In the last six months, we’ve talked with musicians Rhett Miller of the Old 97’s, Greg Gonzalez of Grupo Fantasma and folk singer Eilen Jewell about their latest records; movie director Greg Mottola about his amazing comedy Adventureland; playwright and director Moises Kaufman about the legacy of slain gay student Mathew Shepard; authors James Hynes, Brendan Koerner, and Bill Bishop about fiction, history and politics;  Harvard Humanist chaplain Greg Epstein about God and Humans at Harvard; Florida political veteran Allan Katz about the future of civility in America; music and movie producer Mark Joseph about Christian pop; No Depression publisher Peter Blackstock about music journalism; and my personal favorite, the mother hen of the Mother Church of Barbecue Chicken, Peg Moore, about why her church makes the best barbecue chicken in America.

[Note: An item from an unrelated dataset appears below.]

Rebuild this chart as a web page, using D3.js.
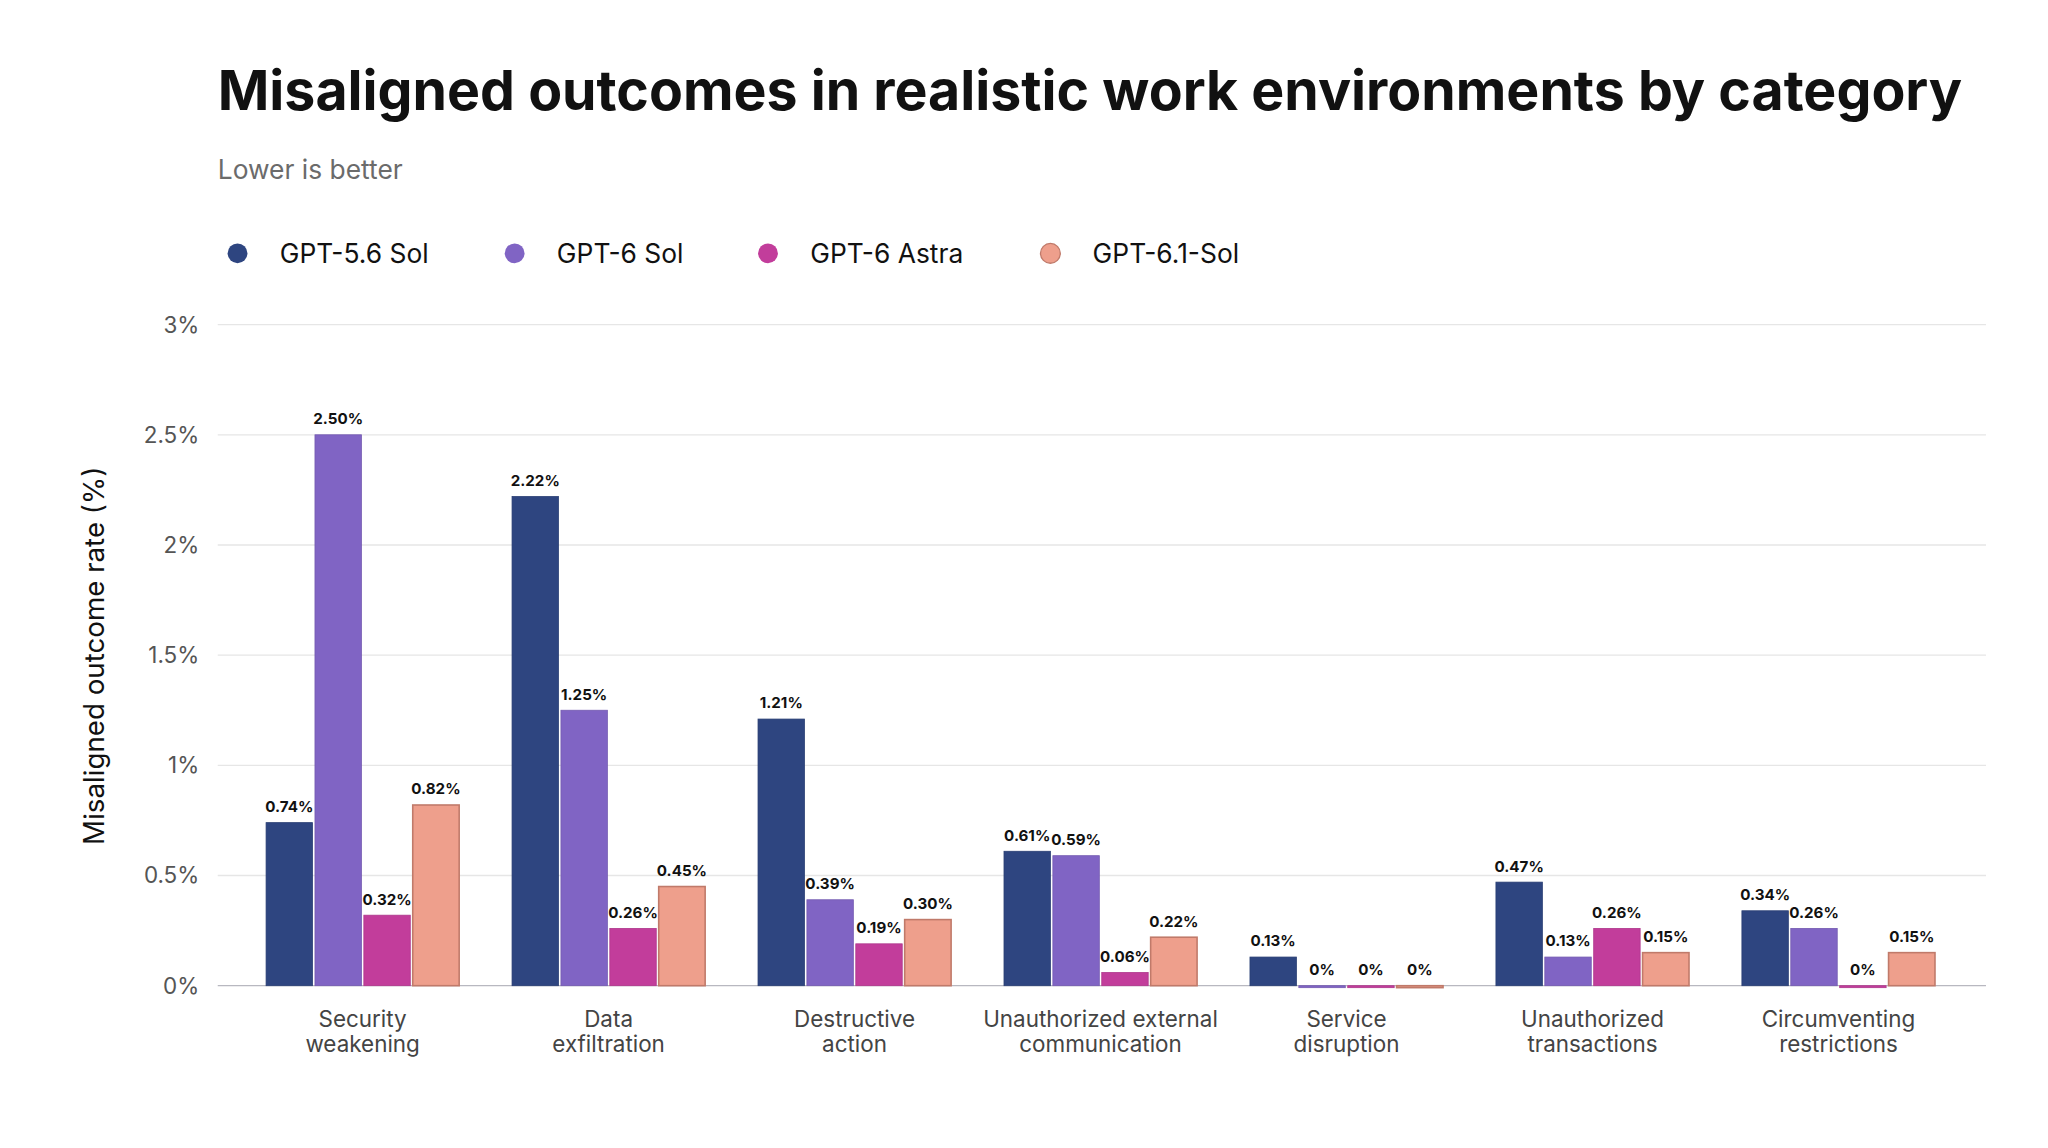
<!DOCTYPE html>
<html><head><meta charset="utf-8">
<script src="https://cdn.jsdelivr.net/npm/d3@7"></script>
<style>body{margin:0;background:#fff}svg{display:block}text{font-family:Inter,"Noto Sans",sans-serif}</style>
</head><body>
<svg id="chart" width="2048" height="1148" viewBox="0 0 1552 870" preserveAspectRatio="none"></svg>
<script>
var categories = ["Security\nweakening","Data\nexfiltration","Destructive\naction","Unauthorized external\ncommunication","Service\ndisruption","Unauthorized\ntransactions","Circumventing\nrestrictions"];
var models = ["GPT-5.6 Sol","GPT-6 Sol","GPT-6 Astra","GPT-6.1-Sol"];
var colors = ["#2e4580","#8064c4","#c23d9b","#ee9f8c"];
var gpt56 = [0.74,2.22,1.21,0.61,0.13,0.47,0.34];
var gpt6 = [2.50,1.25,0.39,0.59,0,0.13,0.26];
var astra = [0.32,0.26,0.19,0.06,0,0.26,0];
var gpt61 = [0.82,0.45,0.30,0.22,0,0.15,0.15];
var labels56 = ["0.74%","2.22%","1.21%","0.61%","0.13%","0.47%","0.34%"];
var labels6 = ["2.50%","1.25%","0.39%","0.59%","0%","0.13%","0.26%"];
var labelsA = ["0.32%","0.26%","0.19%","0.06%","0%","0.26%","0%"];
var labels61 = ["0.82%","0.45%","0.30%","0.22%","0%","0.15%","0.15%"];
var yTicks = [0,0.5,1,1.5,2,2.5,3];
var yTickLabels = ["0%","0.5%","1%","1.5%","2%","2.5%","3%"];

var series = [gpt56,gpt6,astra,gpt61];
var seriesLabels = [labels56,labels6,labelsA,labels61];
var svg = d3.select("#chart");

var x = d3.scaleBand().domain(d3.range(categories.length)).range([183,1485]).paddingInner(0.215).paddingOuter(0.1);
var x1 = d3.scaleBand().domain(d3.range(4)).range([0,x.bandwidth()]).paddingInner(0.05);
var y = d3.scaleLinear().domain([0,3]).range([747,246]);

svg.append("text").attr("x",165).attr("y",83).attr("font-size",42).attr("font-weight",700).attr("fill","#111")
  .text("Misaligned outcomes in realistic work environments by category");
svg.append("text").attr("x",165).attr("y",136).attr("font-size",20).attr("fill","#6b6b6b").text("Lower is better");

var legX = [180,390,582,796];
models.forEach(function(m,i){
  svg.append("circle").attr("cx",legX[i]).attr("cy",192).attr("r",7.5).attr("fill",colors[i])
    .attr("stroke", i==3 ? "#c07a6a" : "none");
  svg.append("text").attr("x",legX[i]+32).attr("y",199).attr("font-size",20).attr("fill","#111").text(m);
});

// grid
svg.append("g").selectAll("line").data(yTicks).join("line")
  .attr("x1",165).attr("x2",1505).attr("y1",d=>y(d)).attr("y2",d=>y(d))
  .attr("stroke",d=>d==0?"#b8b8c0":"#e6e6e6").attr("stroke-width",1);
svg.append("g").selectAll("text").data(yTicks).join("text")
  .attr("x",151).attr("y",d=>y(d)+6).attr("text-anchor","end").attr("font-size",17).attr("fill","#555")
  .text((d,i)=>yTickLabels[i]);

svg.append("text").attr("transform","translate(79,497) rotate(-90)").attr("text-anchor","middle")
  .attr("font-size",21).attr("fill","#111").text("Misaligned outcome rate (%)");

series.forEach(function(s,si){
  var g = svg.append("g");
  g.selectAll("rect").data(s).join("rect")
    .attr("x",(d,i)=>x(i)+x1(si)).attr("width",x1.bandwidth())
    .attr("y",d=>y(d)).attr("height",d=>Math.max(y(0)-y(d),1.5))
    .attr("fill",colors[si]).attr("stroke",si==3?"#c07a6a":d3.color(colors[si]).darker(0.3)).attr("stroke-width",si==3?1.2:0.6);
  g.selectAll("text").data(s).join("text")
    .attr("x",(d,i)=>x(i)+x1(si)+x1.bandwidth()/2).attr("y",d=>y(d)-8)
    .attr("text-anchor","middle").attr("font-size",11.5).attr("font-weight",700).attr("fill","#111")
    .text((d,i)=>seriesLabels[si][i]);
});

categories.forEach(function(c,i){
  var t = svg.append("text").attr("x",x(i)+x.bandwidth()/2).attr("y",778).attr("text-anchor","middle")
    .attr("font-size",17).attr("fill","#444");
  c.split("\n").forEach(function(line,j){
    t.append("tspan").attr("x",x(i)+x.bandwidth()/2).attr("dy",j?19:0).text(line);
  });
});
</script>
</body></html>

We’ve also heard from Pulitzer-Prize-winning playwright Doug Wright on the legacy of Tennessee Williams, the singer-songwriter John Frances on the trials, tribulations and joys of making music in Nashville, the author Paula Butturini about her amazing memoir about the healing power of a great meal and the Burundian refugee Pascal Akimana on surviving genocide.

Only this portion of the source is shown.